If you plan on day trading "virtual currency" the IRS has found a way to screw you over. The new tax bill that went into affect January 1, 2018, is no longer treating cryptocurrency like stocks and bonds. It used to be that you would have to pay taxes on any cash profit you make. So if you put in $1000 into crypto and double your money, when you cash it you would pay capital gain taxes on that $1000, plain and simple. The new law complicates things by taxing any transaction including trades. This also includes buying, selling, transferring, and receiving crypto. Day traders make pronoun amounts of trades in just one day. These laws make it nearly impossible to calculate every transaction that has taken place over the year. (This is not legal advice) Moving forward you can either keep better records of your trades, or just ignore the law and later pay the consciences if caught.
This can seem like an attack on the crypto market, in reality I see it as a stabilization for the future of cryptocurrency.

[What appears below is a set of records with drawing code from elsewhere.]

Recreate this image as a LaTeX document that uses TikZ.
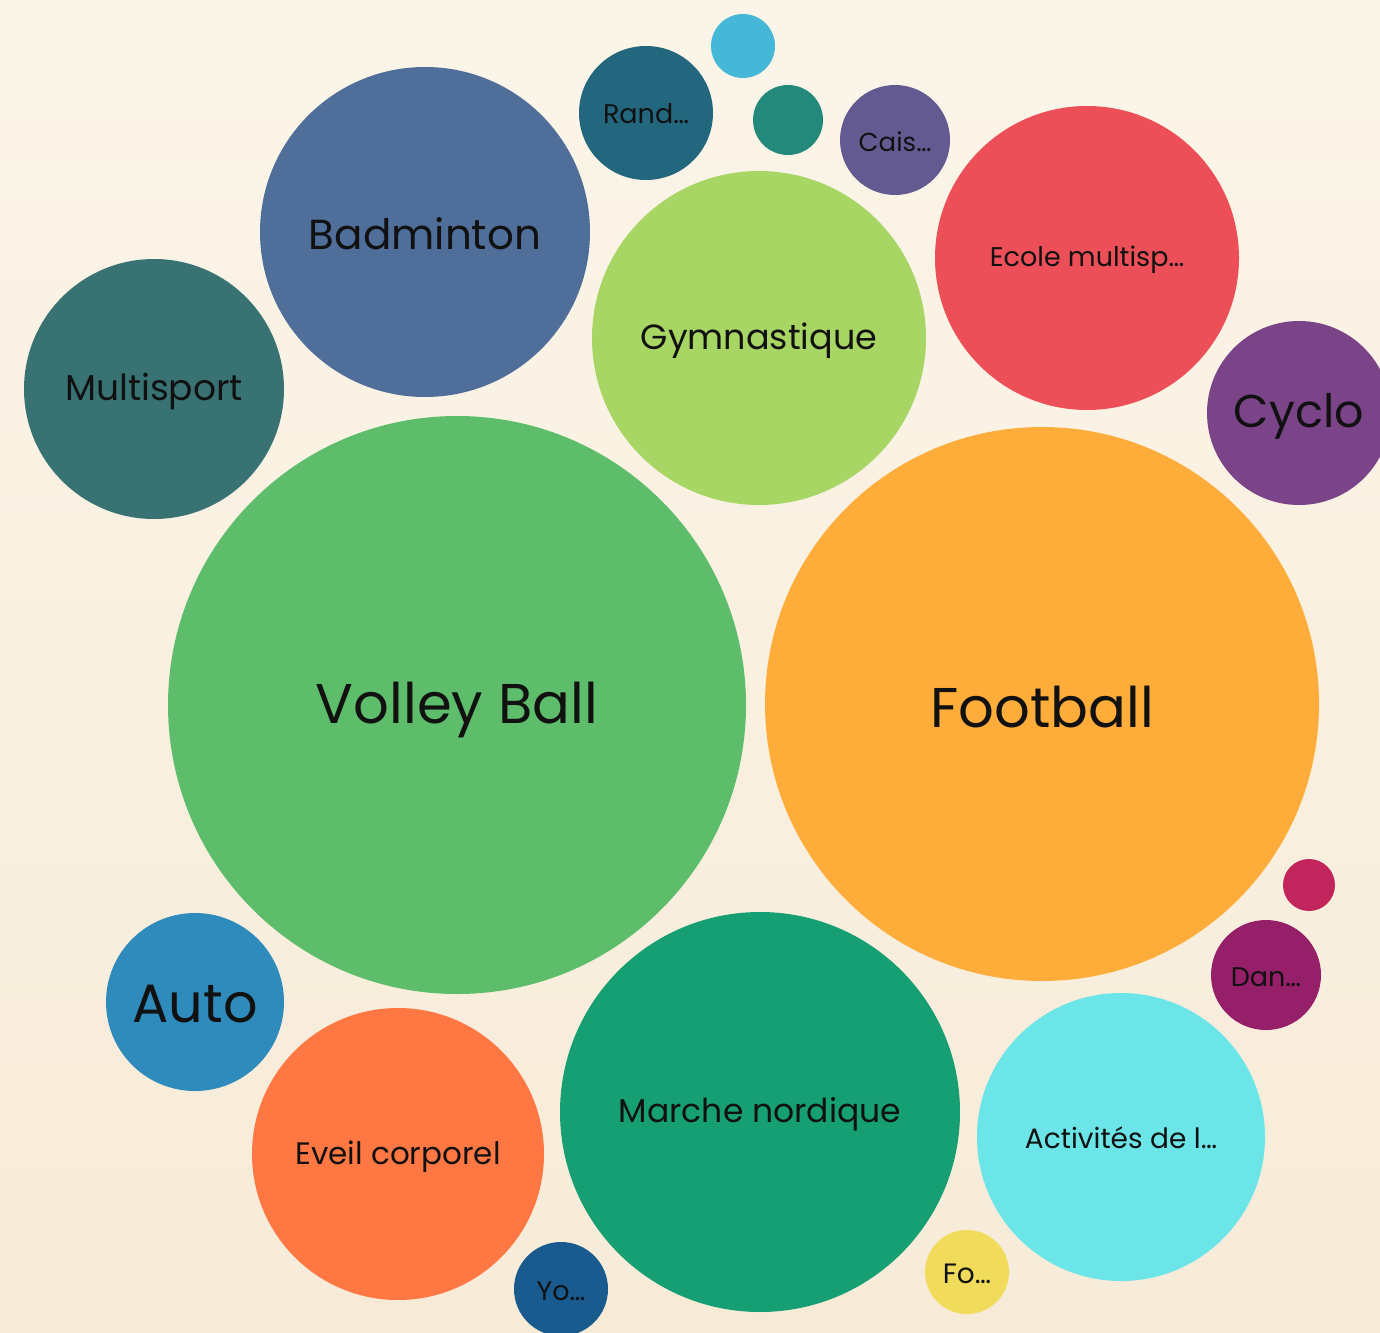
\documentclass[tikz,border=0pt]{standalone}
\usepackage{fontspec}
\setmainfont{Poppins}
\definecolor{bgtop}{RGB}{251,245,233}
\definecolor{bgbottom}{RGB}{247,235,216}
\definecolor{cvolley}{RGB}{93,189,106}
\definecolor{cfoot}{RGB}{255,173,58}
\definecolor{cmarche}{RGB}{23,159,116}
\definecolor{cgym}{RGB}{168,214,101}
\definecolor{cbad}{RGB}{79,110,153}
\definecolor{cecole}{RGB}{236,79,88}
\definecolor{cactiv}{RGB}{108,229,232}
\definecolor{ceveil}{RGB}{255,120,67}
\definecolor{cmulti}{RGB}{56,114,115}
\definecolor{ccyclo}{RGB}{123,68,136}
\definecolor{cauto}{RGB}{46,139,187}
\definecolor{crand}{RGB}{34,103,126}
\definecolor{ccais}{RGB}{100,90,146}
\definecolor{cdan}{RGB}{149,31,105}
\definecolor{cyo}{RGB}{25,91,142}
\definecolor{cfo}{RGB}{240,220,90}
\definecolor{cteal}{RGB}{34,137,123}
\definecolor{csky}{RGB}{69,184,216}
\definecolor{ccrim}{RGB}{194,37,92}
\definecolor{labelink}{RGB}{17,17,17}
\tikzset{
  bubbletext/.style={text=labelink, inner sep=0pt},
}
\newcommand{\bfs}[1]{\fontsize{#1}{#1}\selectfont}
\begin{document}
\begin{tikzpicture}[x=1pt,y=-1pt]
            \shade[top color=bgtop, bottom color=bgbottom] (0,0) rectangle (1380,1332);
            \clip (0,0) rectangle (1380,1332);
            \fill[cvolley] (457,705) circle (289);
            \fill[cfoot] (1042,704) circle (277);
            \fill[cmarche] (760,1112) circle (200);
            \fill[cgym] (759,338) circle (167);
            \fill[cbad] (425,232) circle (165);
            \fill[cecole] (1087,258) circle (152);
            \fill[cactiv] (1121,1137) circle (144);
            \fill[ceveil] (398,1154) circle (146);
            \fill[cmulti] (154,389) circle (130);
            \fill[ccyclo] (1299,413) circle (92);
            \fill[cauto] (195,1002) circle (89);
            \fill[crand] (646,113) circle (67);
            \fill[ccais] (895,140) circle (55);
            \fill[cdan] (1266,975) circle (55);
            \fill[cyo] (561,1289) circle (47);
            \fill[cfo] (967,1272) circle (42);
            \fill[cteal] (788,120) circle (35);
            \fill[csky] (743,46) circle (32);
            \fill[ccrim] (1309,885) circle (26);
            \node[bubbletext] (volley) at (457,710) {\bfs{56}Volley Ball};
            \node[bubbletext] (football) at (1042,707) {\bfs{56}Football};
            \node[bubbletext] (marche) at (760,1114) {\bfs{33}Marche nordique};
            \node[bubbletext] (gym) at (759,341) {\bfs{35}Gymnastique};
            \node[bubbletext] (badminton) at (425,234) {\bfs{42}Badminton};
            \node[bubbletext] (ecole) at (1087,260) {\bfs{27}Ecole multisp…};
            \node[bubbletext] (activ) at (1121,1138) {\bfs{28}Activités de l…};
            \node[bubbletext] (eveil) at (398,1157) {\bfs{31}Eveil corporel};
            \node[bubbletext] (multi) at (154,391) {\bfs{36}Multisport};
            \node[bubbletext] (cyclo) at (1299,416) {\bfs{46}Cyclo};
            \node[bubbletext] (auto) at (195,1004) {\bfs{54}Auto};
            \node[bubbletext] (rand) at (646,114) {\bfs{27}Rand…};
            \node[bubbletext] (cais) at (895,142) {\bfs{26}Cais…};
            \node[bubbletext] (dan) at (1266,977) {\bfs{27}Dan…};
            \node[bubbletext] (yo) at (561,1291) {\bfs{27}Yo…};
            \node[bubbletext] (fo) at (967,1274) {\bfs{28}Fo…};
        \end{tikzpicture}
\end{document}
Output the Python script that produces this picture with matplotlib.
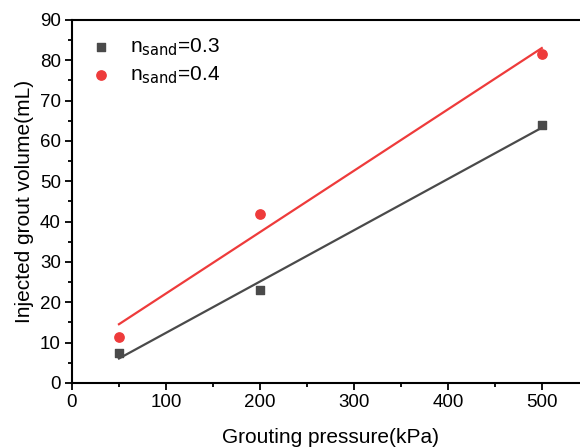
import numpy as np
import matplotlib.pyplot as plt
from matplotlib.ticker import MultipleLocator

plt.rcParams['font.family'] = ['Liberation Sans', 'DejaVu Sans']

# grouting pressure (kPa) and injected volume (mL)
pressure = [50, 200, 500]
vol_03 = [7.5, 23, 64]
vol_04 = [11.5, 42, 81.5]

c_03 = "#4a4a4a"
c_04 = "#ee3b3b"

fig = plt.figure(figsize=(5.8, 4.48), dpi=100)
ax = fig.add_axes([0.1241, 0.1451, 0.891, 0.8103])

ax.scatter(pressure, vol_03, marker="s", s=40, color=c_03, zorder=3,
           label=r"n$_{\rm sand}$=0.3")
ax.scatter(pressure, vol_04, marker="o", s=45, color=c_04, zorder=3,
           label=r"n$_{\rm sand}$=0.4")

# linear fits
xs = np.array([min(pressure), max(pressure)])
for vals, c in [(vol_03, c_03), (vol_04, c_04)]:
    k, b = np.polyfit(pressure, vals, 1)
    ax.plot(xs, k * xs + b, color=c, linewidth=1.6, zorder=2)

ax.set_xlim(0, 550)
ax.set_ylim(0, 90)
ax.xaxis.set_major_locator(MultipleLocator(100))
ax.xaxis.set_minor_locator(MultipleLocator(50))
ax.yaxis.set_major_locator(MultipleLocator(10))
ax.yaxis.set_minor_locator(MultipleLocator(5))
ax.tick_params(which="major", direction="out", length=5, width=1.3,
               labelsize=13.5, pad=3)
ax.tick_params(which="minor", direction="out", length=3, width=1.3)
for s in ax.spines.values():
    s.set_linewidth(1.5)

ax.set_xlabel("Grouting pressure(kPa)", fontsize=15, labelpad=12)
ax.set_ylabel("Injected grout volume(mL)", fontsize=15, labelpad=4)

ax.legend(loc="upper left", frameon=False, fontsize=15, handletextpad=0.4,
          borderaxespad=0.3, labelspacing=0.3, bbox_to_anchor=(-0.013, 0.994))

fig.savefig("out.png", dpi=100)
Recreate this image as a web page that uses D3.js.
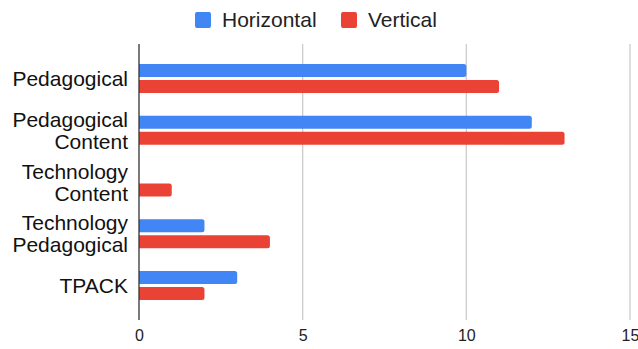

These tax codes are going to force people to hold on to their coins for the long term and prevent all those big pump and dump schemes from happening.
http://bitcoinist.com/cryptocurrency-investors-lose-tax-break/
Thanks for taking the time post this! I don't day trade but it s good to know and gov't bills are always so unnecessary long to try and make sure they don't conflict with some other stupid gov't law that is hard to break it all down so appreciate you posting this!
Thanks, this sucks but theres always good news to bad news i guess.